- Given records
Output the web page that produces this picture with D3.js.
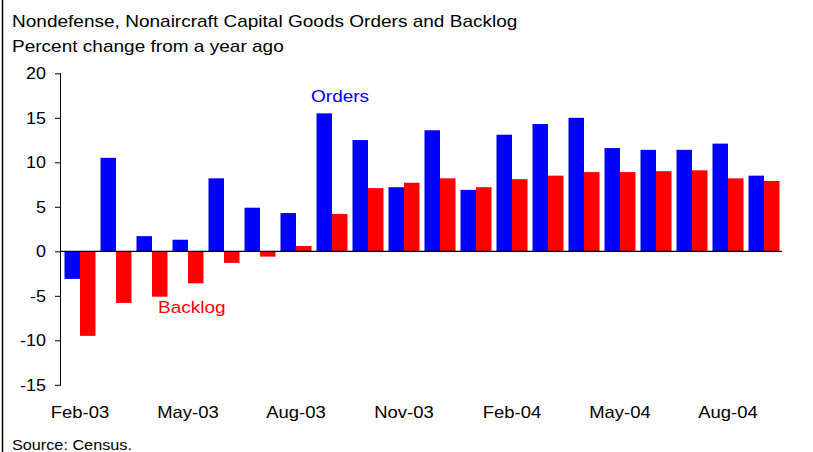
<!DOCTYPE html>
<html>
<head>
<meta charset="utf-8">
<script src="https://cdn.jsdelivr.net/npm/d3@7"></script>
<style>
  html, body { margin: 0; padding: 0; background: #fff; }
  svg { display: block; }
  text { font-family: Arial, "Liberation Sans", Helvetica, sans-serif; fill: #000; }
</style>
</head>
<body>
<svg id="chart" width="813" height="452"></svg>
<script>
// Monthly year-over-year percent changes, Feb-03 through Sep-04
const months = ["Feb-03","Mar-03","Apr-03","May-03","Jun-03","Jul-03","Aug-03","Sep-03","Oct-03","Nov-03",
                "Dec-03","Jan-04","Feb-04","Mar-04","Apr-04","May-04","Jun-04","Jul-04","Aug-04","Sep-04"];
const orders  = [-3.1, 10.5, 1.7, 1.3, 8.2, 4.9, 4.3, 15.5, 12.5, 7.2,
                 13.6, 6.9, 13.1, 14.3, 15.0, 11.6, 11.4, 11.4, 12.1, 8.5];
const backlog = [-9.5, -5.8, -5.1, -3.6, -1.3, -0.6, 0.6, 4.2, 7.1, 7.7,
                 8.2, 7.2, 8.1, 8.5, 8.9, 8.9, 9.0, 9.1, 8.2, 7.9];
const seriesNames = ["Orders", "Backlog"];
const seriesColors = ["#0000ff", "#ff0000"];
const yTicks = [-15, -10, -5, 0, 5, 10, 15, 20];
const xTickLabels = ["Feb-03", "May-03", "Aug-03", "Nov-03", "Feb-04", "May-04", "Aug-04"];

const svg = d3.select("#chart");
const SX = 1.12; // text is drawn slightly wide

function label(sel, x, y, str, size, anchor, color) {
  return sel.append("text")
    .attr("transform", `translate(${x},${y}) scale(${SX},1)`)
    .attr("text-anchor", anchor || "start")
    .style("font-size", size + "px")
    .style("fill", color || "#000")
    .text(str);
}

// left frame rule
svg.append("line")
  .attr("x1", 2.5).attr("x2", 2.5).attr("y1", 0).attr("y2", 452)
  .attr("stroke", "#000").attr("stroke-width", 1.5);

// titles
label(svg, 12, 27, "Nondefense, Nonaircraft Capital Goods Orders and Backlog", 17);
label(svg, 12, 52, "Percent change from a year ago", 17);

const axisX = 61;
const x = d3.scaleBand().domain(months).range([62, 782]).paddingInner(0.139).paddingOuter(0.0694);
const xs = d3.scaleBand().domain(seriesNames).range([0, x.bandwidth()]);
const y = d3.scaleLinear().domain([-15, 20]).range([384.8, 73.3]);

// bars
const seriesData = [orders, backlog];
seriesNames.forEach((name, si) => {
  svg.append("g").selectAll("rect")
    .data(seriesData[si].map((v, i) => ({ m: months[i], v })))
    .join("rect")
    .attr("x", d => x(d.m) + xs(name))
    .attr("width", xs.bandwidth())
    .attr("y", d => y(Math.max(0, d.v)))
    .attr("height", d => Math.abs(y(d.v) - y(0)))
    .attr("fill", seriesColors[si]);
});

// y axis
const yAxis = d3.axisLeft(y).tickValues(yTicks).tickSize(6).tickFormat("");
const gy = svg.append("g").attr("transform", `translate(${axisX},0)`).call(yAxis);
gy.select(".domain").attr("stroke", "#000").attr("d", `M-0.5,${y(20)}V${y(-15)}`);
gy.selectAll(".tick line").attr("stroke", "#000");
yTicks.forEach(t => label(svg, 46, y(t) + 5.8, String(t), 16, "end"));

// zero line
svg.append("line")
  .attr("x1", axisX).attr("x2", 782)
  .attr("y1", y(0)).attr("y2", y(0))
  .attr("stroke", "#000").attr("stroke-width", 1.3);

// category labels
xTickLabels.forEach(m => label(svg, x(m) + x.bandwidth() / 2, 418, m, 16.5, "middle"));

// series labels
label(svg, 311, 101.7, "Orders", 17, "start", seriesColors[0]);
label(svg, 158, 312.7, "Backlog", 17, "start", seriesColors[1]);

// source
label(svg, 12, 450, "Source: Census.", 14.5);
</script>
</body>
</html>
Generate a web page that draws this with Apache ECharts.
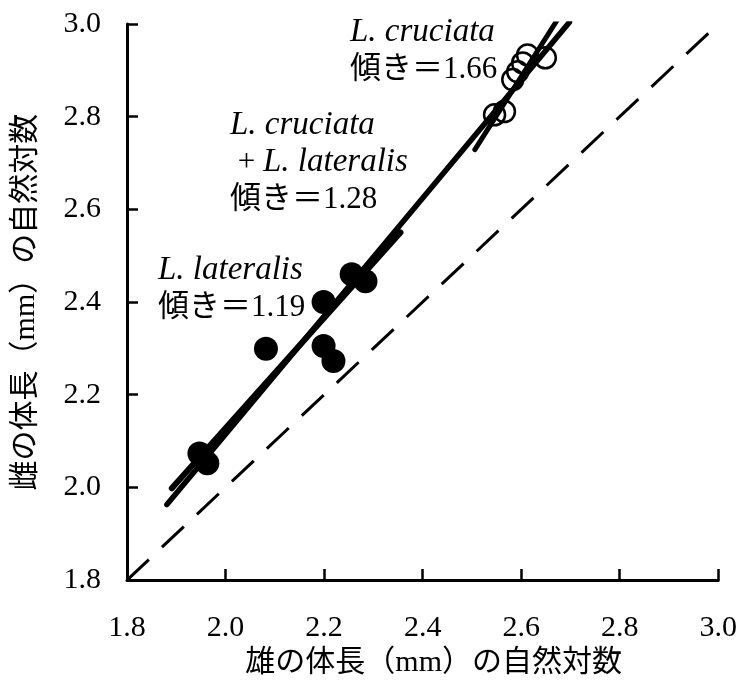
<!DOCTYPE html>
<html><head><meta charset="utf-8">
<script src="https://cdn.jsdelivr.net/npm/echarts@6/dist/echarts.min.js"></script>
<style>html,body{margin:0;padding:0;background:#fff}#c{width:740px;height:683px}</style>
</head><body><div id="c"></div>
<script>
// L. lateralis (filled circles): [male ln length, female ln length]
const lateralisPts = [[1.947,2.073],[1.963,2.052],[2.082,2.299],[2.199,2.400],[2.199,2.305],[2.219,2.273],[2.256,2.460],[2.284,2.445]];
// L. cruciata (open circles)
const cruciataPts = [[2.546,2.804],[2.566,2.811],[2.583,2.880],[2.593,2.897],[2.603,2.916],[2.613,2.933],[2.649,2.927]];
// regression line endpoints
const lineLateralis = [[1.891,1.998],[2.355,2.550]];
const lineCombined = [[1.881,1.963],[2.698,3.004]];
const lineCruciata = [[2.506,2.729],[2.677,3.015]];
const lineIdentity = [[1.8,1.8],[3.0,3.0]];
const xTicks = [1.8,2.0,2.2,2.4,2.6,2.8,3.0];
const yTicks = [1.8,2.0,2.2,2.4,2.6,2.8,3.0];

const FONT = "'Liberation Serif', 'Noto Sans CJK JP', serif";
const chart = echarts.init(document.getElementById('c'));
const axisCommon = {
  type: 'value', min: 1.8, max: 3.0, interval: 0.2,
  axisLine: {show: true, lineStyle: {color: '#000', width: 3}},
  axisTick: {show: true, inside: true, length: 11, lineStyle: {color: '#000', width: 2.5}},
  splitLine: {show: false},
  axisLabel: {color: '#000', fontFamily: FONT, fontSize: 30, formatter: v => v.toFixed(1)},
  nameLocation: 'middle',
  nameTextStyle: {color: '#000', fontFamily: FONT, fontSize: 30}
};
const rich = {
  i: {fontFamily: FONT, fontStyle: 'italic', fontSize: 33, color: '#000'},
  n: {fontFamily: FONT, fontSize: 31, color: '#000'}
};
function txt(x, y, s) {
  return {type: 'text', left: x, top: y, style: {text: s, rich: rich, lineHeight: 37}};
}
chart.setOption({
  animation: false,
  grid: {left: 127, right: 18, top: 24, bottom: 101},
  xAxis: Object.assign({}, axisCommon, {name: '雄の体長（mm）の自然対数', nameGap: 61,
    nameTextStyle: Object.assign({}, axisCommon.nameTextStyle, {padding: [0, 0, 0, 22]}),
    axisLabel: Object.assign({}, axisCommon.axisLabel, {margin: 33})}),
  yAxis: Object.assign({}, axisCommon, {name: '雌の体長（mm）の自然対数', nameGap: 86,
    axisLabel: Object.assign({}, axisCommon.axisLabel, {margin: 26})}),
  series: [
    {type: 'line', data: lineIdentity, symbol: 'none', lineStyle: {color: '#000', width: 3, type: [30, 18]}},
    {type: 'line', data: lineLateralis, symbol: 'none', lineStyle: {color: '#000', width: 6, cap: 'round'}},
    {type: 'line', data: lineCombined, symbol: 'none', lineStyle: {color: '#000', width: 5.5, cap: 'round'}},
    {type: 'line', data: lineCruciata, symbol: 'none', lineStyle: {color: '#000', width: 5, cap: 'round'}},
    {type: 'scatter', data: lateralisPts, symbol: 'circle', symbolSize: 24, itemStyle: {color: '#000', opacity: 1}},
    {type: 'scatter', data: cruciataPts, symbol: 'circle', symbolSize: 21,
      itemStyle: {color: 'rgba(0,0,0,0)', borderColor: '#000', borderWidth: 2.5, opacity: 1}}
  ],
  graphic: [
    txt(350, 14, '{i|L. cruciata}\n{n|傾き＝1.66}'),
    txt(230, 107, '{i|L. cruciata}\n{n| + }{i|L. lateralis}\n{n|傾き＝1.28}'),
    txt(158, 252, '{i|L. lateralis}\n{n|傾き＝1.19}')
  ]
});
</script></body></html>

- Stated exercise
Select the lines that carry the string "this" and copy them.

- Output of the exercise
Output the web page that produces this picture with D3.js.
Generate a web page that draws this with Apache ECharts.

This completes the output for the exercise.